Multimodal AI Market Outlook:
Multimodal AI Market size was over USD 2.35 billion in 2025 and is poised to exceed USD 55.54 billion by 2035, growing at over 37.2% CAGR during the forecast period i.e., between 2026-2035. In the year 2026, the industry size of multimodal AI is estimated at USD 3.14 billion.
The major factor driving the multimodal AI market is the deployment of 5G networks and the implementation of edge computing across several sectors. Edge computing reduces latency and bandwidth consumption for real-time multimodal AI applications by processing data closer to the source. This is particularly useful for Internet of Things (IoT) devices and smart systems, as they require quick data processing to function properly.

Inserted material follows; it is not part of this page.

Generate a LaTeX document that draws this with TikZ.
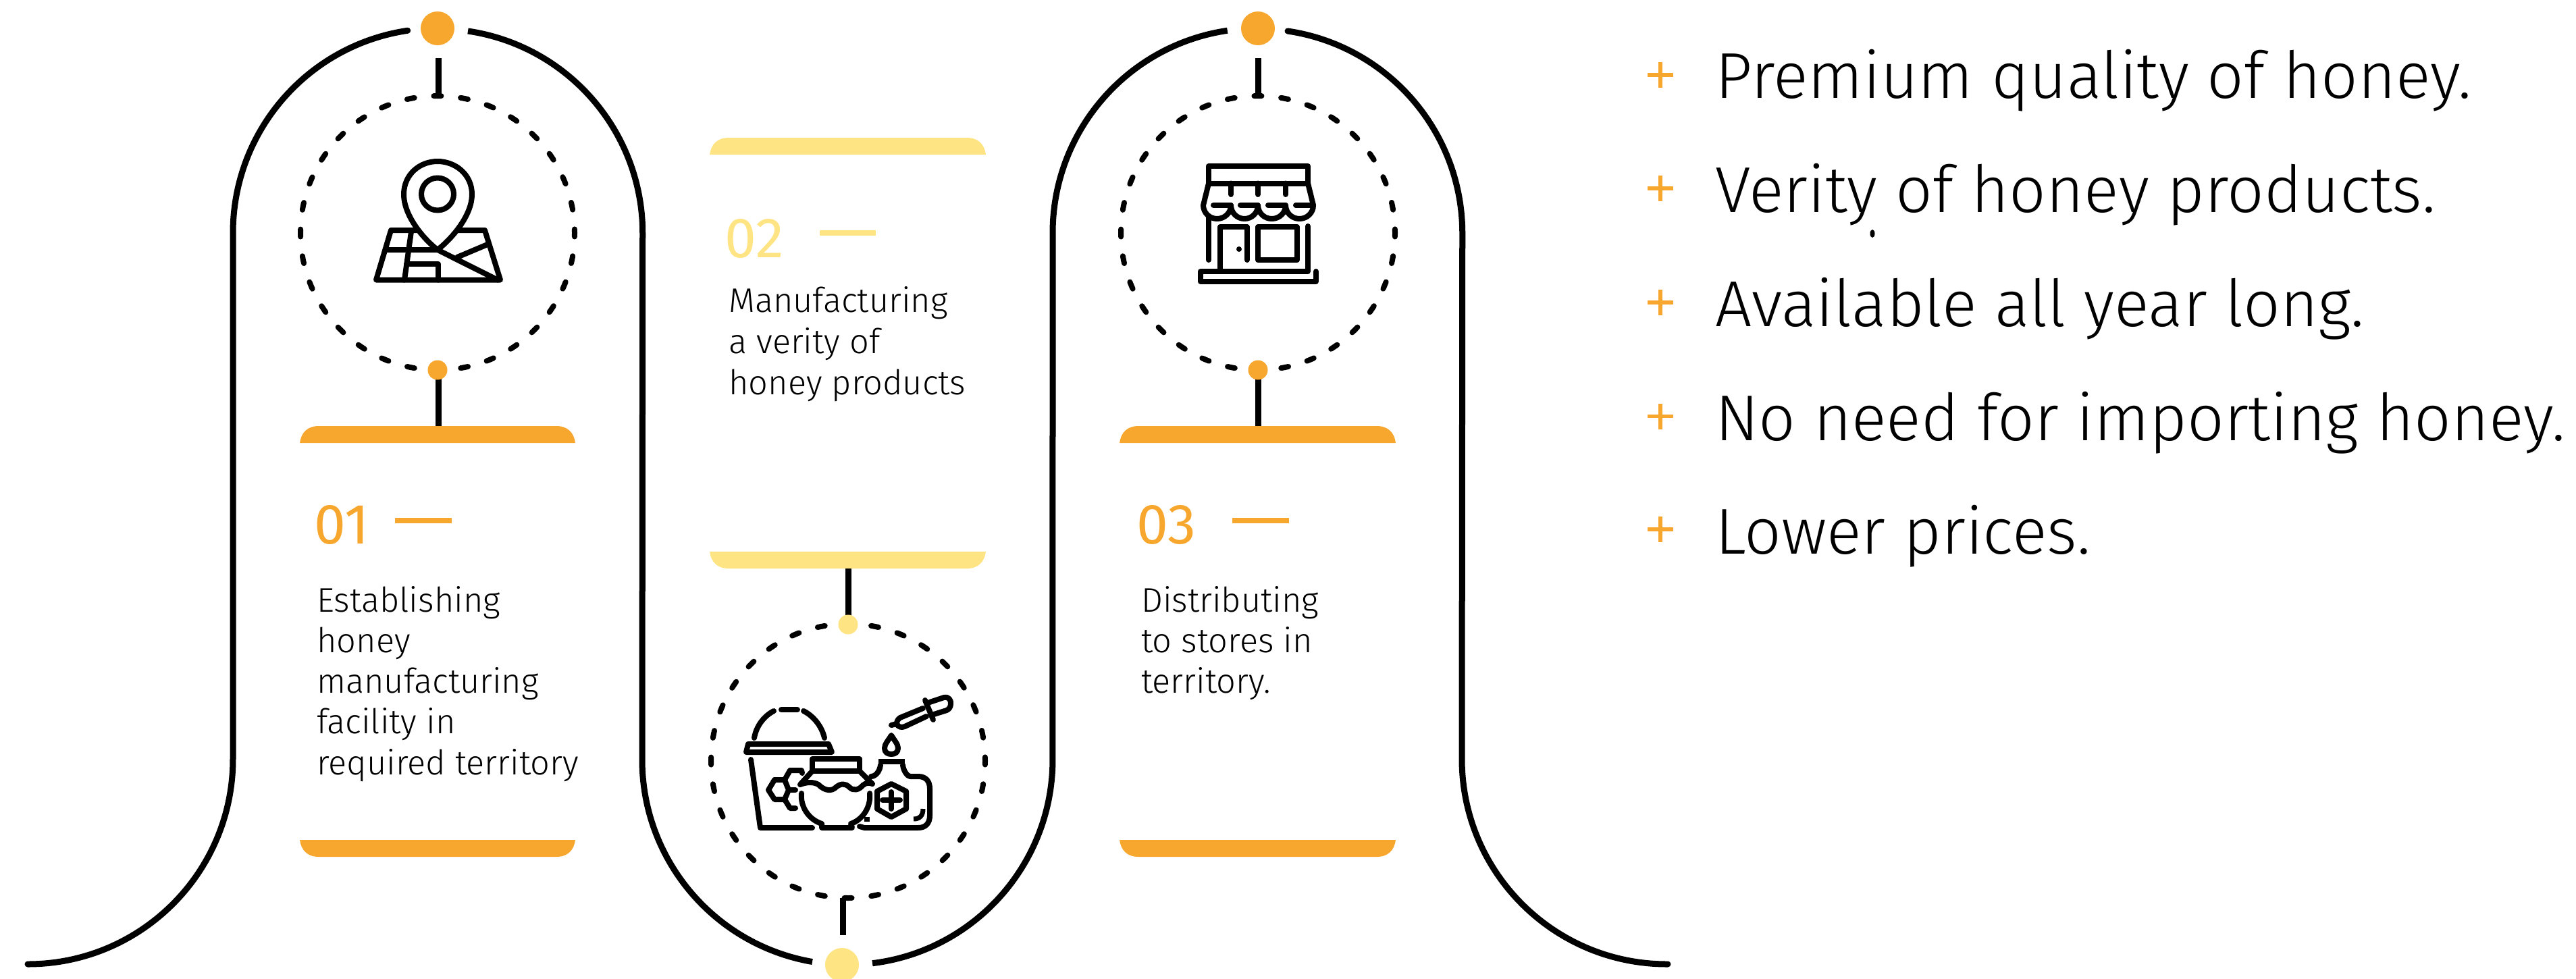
\documentclass[tikz,border=0pt]{standalone}
\usepackage{fontspec}
\setmainfont{Fira Sans}[UprightFont=* Light]
\newfontfamily\firareg{Fira Sans}
\definecolor{honeyO}{HTML}{F7A72E}
\definecolor{honeyY}{HTML}{FFE483}
\newcommand{\topbar}[4]{\fill[#4] (#1,#3+25) .. controls (#1+2,#3+10) and (#1+11,#3) .. (#1+28,#3) -- (#2-28,#3) .. controls (#2-11,#3) and (#2-2,#3+10) .. (#2,#3+25) -- cycle;}
\newcommand{\botbar}[4]{\fill[#4] (#1,#3) .. controls (#1+2,#3+15) and (#1+11,#3+25) .. (#1+28,#3+25) -- (#2-28,#3+25) .. controls (#2-11,#3+25) and (#2-2,#3+15) .. (#2,#3) -- cycle;}
\newcommand{\tsize}[1]{\fontsize{#1}{#1}\selectfont}
\tikzset{
  outer/.style={line width=9pt},
  conn/.style={line width=9pt},
  ring/.style={line width=8pt,line cap=round,dash pattern=on 11pt off 28.86pt,dash phase=5.5pt},
  ic/.style={line width=8pt,line cap=round,line join=round},
  dotO/.style={circle,fill=honeyO,inner sep=0pt,minimum size=#1},
  dotY/.style={circle,fill=honeyY,inner sep=0pt,minimum size=#1},
  num/.style={anchor=base west,inner sep=0pt,text=honeyO,font=\firareg\tsize{84}},
  numY/.style={anchor=base west,inner sep=0pt,text=honeyY,font=\firareg\tsize{84}},
  body/.style={anchor=base west,inner sep=0pt,text=black,font=\tsize{50.5}},
  item/.style={anchor=base west,inner sep=0pt,text=black,font=\tsize{96}},
  plusmark/.style={line width=5.5pt,honeyO},
}
\begin{document}
\begin{tikzpicture}[x=1pt,y=-1pt]
\useasboundingbox (0,0) rectangle (3815,1449);
% outer ribbon
\draw[outer,line cap=round] (41,1428) arc[start angle=90,end angle=0,radius=304] -- (345,345) arc[start angle=180,end angle=261.6,radius=303];
\draw[outer] (693,46) arc[start angle=278.4,end angle=360,radius=303] -- (951,1125) arc[start angle=180,end angle=99.85,radius=304];
\draw[outer] (1292,1426.7) arc[start angle=83,end angle=0,radius=304] -- (1559,345) arc[start angle=180,end angle=261.6,radius=303];
\draw[outer,line cap=round] (1907,46) arc[start angle=278.4,end angle=360,radius=303] -- (2165,1124) arc[start angle=180,end angle=90,radius=304] -- (2470,1428);
% dashed rings
\draw[ring] (648,345) circle[radius=203];
\draw[ring] (1256,1127) circle[radius=203];
\draw[ring] (1863,345) circle[radius=203];
% bars
\topbar{444}{852}{631}{honeyO}
\botbar{444}{852}{1244}{honeyO}
\topbar{1051}{1460}{204}{honeyY}
\botbar{1051}{1460}{817}{honeyY}
\topbar{1658}{2067}{631}{honeyO}
\botbar{1658}{2067}{1244}{honeyO}
% connector ends
\coordinate (a1) at (649,86); \coordinate (a2) at (649,142);
\coordinate (a3) at (649,631);
\coordinate (b1) at (1256,842);
\coordinate (b2) at (1248,1385); \coordinate (b3) at (1248,1330);
\coordinate (c1) at (1863,86); \coordinate (c2) at (1863,142);
\coordinate (c3) at (1863,631);
\coordinate (d1bc) at (649,548);
\coordinate (d2tc) at (1256,925);
\coordinate (d3bc) at (1863,548);
% connectors
\draw[conn] (a1) -- (a2);
\draw[conn] (d1bc) -- (a3);
\draw[conn] (b1) -- (d2tc);
\draw[conn] (b2) -- (b3);
\draw[conn] (c1) -- (c2);
\draw[conn] (d3bc) -- (c3);
% dots
\node[dotO=50pt] (d1t) at (648,42) {};
\node[dotO=29pt] (d1b) at (648,548) {};
\node[dotY=50pt] (d2b) at (1247,1429) {};
\node[dotY=29pt] (d2t) at (1256,925) {};
\node[dotO=50pt] (d3t) at (1863,42) {};
\node[dotO=29pt] (d3b) at (1863,548) {};
% column 1 text
\node[num] (n1) at (465,805) {01};
\draw[line width=8.5pt,honeyO] (585,771) -- (669,771);
\node[body] (t1a) at (469,906) {Establishing};
\node[body] (t1b) at (469,966) {honey};
\node[body] (t1c) at (469,1026) {manufacturing};
\node[body] (t1d) at (469,1086) {facility in};
\node[body] (t1e) at (469,1147) {required territory};
% column 2 text
\node[numY] (n2) at (1073,381) {02};
\draw[line width=8.5pt,honeyY] (1214,345) -- (1297,345);
\node[body] (t2a) at (1079,462) {Manufacturing};
\node[body] (t2b) at (1079,523) {a verity of};
\node[body] (t2c) at (1079,584) {honey products};
% column 3 text
\node[num] (n3) at (1683,805) {03};
\draw[line width=8.5pt,honeyO] (1825,771) -- (1909,771);
\node[body] (t3a) at (1690,906) {Distributing};
\node[body] (t3b) at (1690,966) {to stores in};
\node[body] (t3c) at (1690,1026) {territory.};
% list
\foreach \yy/\bb/\txt in {111/145/{Premium quality of honey.},279/314/{Verity of honey products.},448/483/{Available all year long.},616.5/652/{No need for importing honey.},784/820/{Lower prices.}}{
  \draw[plusmark] (2440,\yy) -- (2478,\yy) (2459,\yy-19) -- (2459,\yy+19);
  \node[item] at (2540,\bb) {\txt};
}
\fill (2773,346) ellipse[x radius=3.5,y radius=6];
% map icon
\draw[ic] (648,370) .. controls (625,352) and (598,318) .. (598,288) .. controls (598,258) and (622,239) .. (648,239) .. controls (674,239) and (699,258) .. (699,288) .. controls (699,318) and (671,352) .. (648,370);
\draw[ic] (648,287.5) circle[radius=24];
\draw[ic] (617,341) -- (579,341) -- (557,414.6) -- (741,414.6) -- (718,341) -- (679,341);
\draw[ic] (609,343) -- (599,414.6);
\draw[ic] (571,370) -- (648,370) -- (737,414.6);
\draw[ic] (677,381) -- (722,362);
\draw[ic] (602,391) -- (649,391) -- (649,414.6);
% store icon
\draw[ic] (1790,246) rectangle (1937,271.5);
\draw[ic] (1790,271.5) -- (1782,304) arc[start angle=180,end angle=0,x radius=20.5,y radius=20] arc[start angle=180,end angle=0,x radius=20,y radius=20] arc[start angle=180,end angle=0,x radius=20.5,y radius=20] arc[start angle=180,end angle=0,x radius=20.5,y radius=20] -- (1937,271.5);
\draw[ic] (1797,304) -- (1823,304) (1837,304) -- (1863,304) (1878,304) -- (1904,304) (1919,304) -- (1945,304);
\draw[ic] (1823,271.5) -- (1823,288) (1863,271.5) -- (1863,288) (1904,271.5) -- (1904,288);
\draw[ic] (1790,320) -- (1790,385);
\draw[ic] (1937,335) -- (1937,402) -- (1807,402);
\draw[ic] (1807,402) -- (1807,336) -- (1847,336) -- (1847,385);
\fill (1835,369) circle[radius=4];
\draw[ic] (1863,336) rectangle (1921,385);
\draw[ic] (1807,402) -- (1778,402) -- (1778,417) -- (1949,417) -- (1949,402);
% honey icon
\draw[ic] (1117,1093) .. controls (1120,1075) and (1132,1060) .. (1146,1053);
\draw[ic] (1157,1051) -- (1181,1051);
\draw[ic] (1190,1053) .. controls (1204,1060) and (1217,1075) .. (1221,1093);
\draw[ic] (1108,1102) -- (1227,1102) -- (1232,1114) -- (1105,1114) -- cycle;
\draw[ic] (1112,1125) -- (1126,1226) -- (1203,1226);
\draw[ic] (1138,1170) -- (1147,1155) -- (1162,1155) -- (1168,1170) -- (1162,1184) -- (1147,1184) -- cycle;
\draw[ic] (1162,1155) -- (1170,1141) -- (1187,1141) -- (1188,1145);
\draw[ic] (1168,1170) -- (1178,1170);
\draw[ic] (1162,1184) -- (1170,1197) -- (1178,1197);
\draw[ic] (1203,1142) -- (1203,1124) -- (1273,1124) -- (1273,1142) -- cycle;
\draw[ic] (1203,1142) -- (1185,1162) .. controls (1195,1158) and (1205,1158) .. (1212,1162) .. controls (1222,1172) and (1232,1172) .. (1238,1166) .. controls (1245,1160) and (1252,1160) .. (1258,1166) .. controls (1264,1172) and (1272,1170) .. (1278,1163) .. controls (1283,1158) and (1290,1160) .. (1292,1161) -- (1273,1142);
\draw[ic] (1187,1175) .. controls (1185,1195) and (1198,1214) .. (1217,1220) -- (1217,1226) -- (1262,1226) -- (1260,1220) .. controls (1278,1214) and (1290,1195) .. (1288,1175);
\draw[line width=8pt] (1301,1128) -- (1340,1128);
\draw[ic] (1304,1133) .. controls (1303,1142) and (1297,1150) .. (1290,1150);
\draw[ic] (1337,1133) .. controls (1338,1142) and (1344,1150) .. (1348,1150) -- (1360,1150) .. controls (1371,1150) and (1377,1157) .. (1377,1168) -- (1377,1208) .. controls (1377,1219) and (1371,1226) .. (1360,1226) -- (1280,1226) -- (1273,1224);
\draw[ic] (1320,1161) -- (1342,1172) -- (1342,1198) -- (1320,1210) -- (1299,1198) -- (1299,1172) -- cycle;
\draw[ic] (1320,1173) -- (1320,1198) (1307,1185) -- (1333,1185);
\draw[line width=7pt] (1367,1198) .. controls (1367,1208) and (1362,1213) .. (1353,1213);
\draw[line width=7pt] (1280,1213) -- (1288,1213);
\draw[ic] (1320,1089) .. controls (1316,1096) and (1310,1102) .. (1310,1108) .. controls (1310,1114) and (1314,1117) .. (1320,1117) .. controls (1326,1117) and (1330,1114) .. (1330,1108) .. controls (1330,1102) and (1324,1096) .. (1320,1089) -- cycle;
\draw[ic] (1320,1074) -- (1328,1072) .. controls (1328,1068) and (1330,1065) .. (1333,1063) -- (1367,1049);
\draw[ic] (1328,1072) .. controls (1330,1077) and (1335,1078) .. (1340,1076) -- (1372,1061);
\draw[ic] (1370,1037) -- (1382,1066);
\draw[ic] (1377,1040) -- (1398,1033) .. controls (1404,1031) and (1409,1037) .. (1408,1042) .. controls (1408,1047) and (1406,1050) .. (1402,1052) -- (1383,1058);
\end{tikzpicture}
\end{document}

The introduction of 5G has enhanced network capabilities, providing the dependability and speed needed to handle large volumes of multimodal data. For instance, Datasea, Inc.’s Chinese subsidiaries, Shuhai Information Technology Co., Ltd and Guozhong Times Technology Co., Ltd. signed a bond with Qingdao Ruizhi Yixing Information Technology Co., Ltd. to supply Qingdao with a new of range of advanced 5G-AI multimodal services.
The rise of multimodal AI can be attributed to the advancements in human-machine interface, which give consumers more intuitive and natural ways to engage with technology. Speech, writing, gestures, and visual signals are just a few of the inputs that multimodal AI combines to improve understanding and response to human commands. Experiences have become smoother and more immersive across various applications due to this advancement. In March 2024, Apple announced the launched its first customized multimodal AI model, MM1, capable of revolutionizing Siri and iMessage by analyzing texts and images contextually. The in-context learning enables the model to generate descriptions of images and answers about the content of photo-based prompts based on content it hasn’t seen before.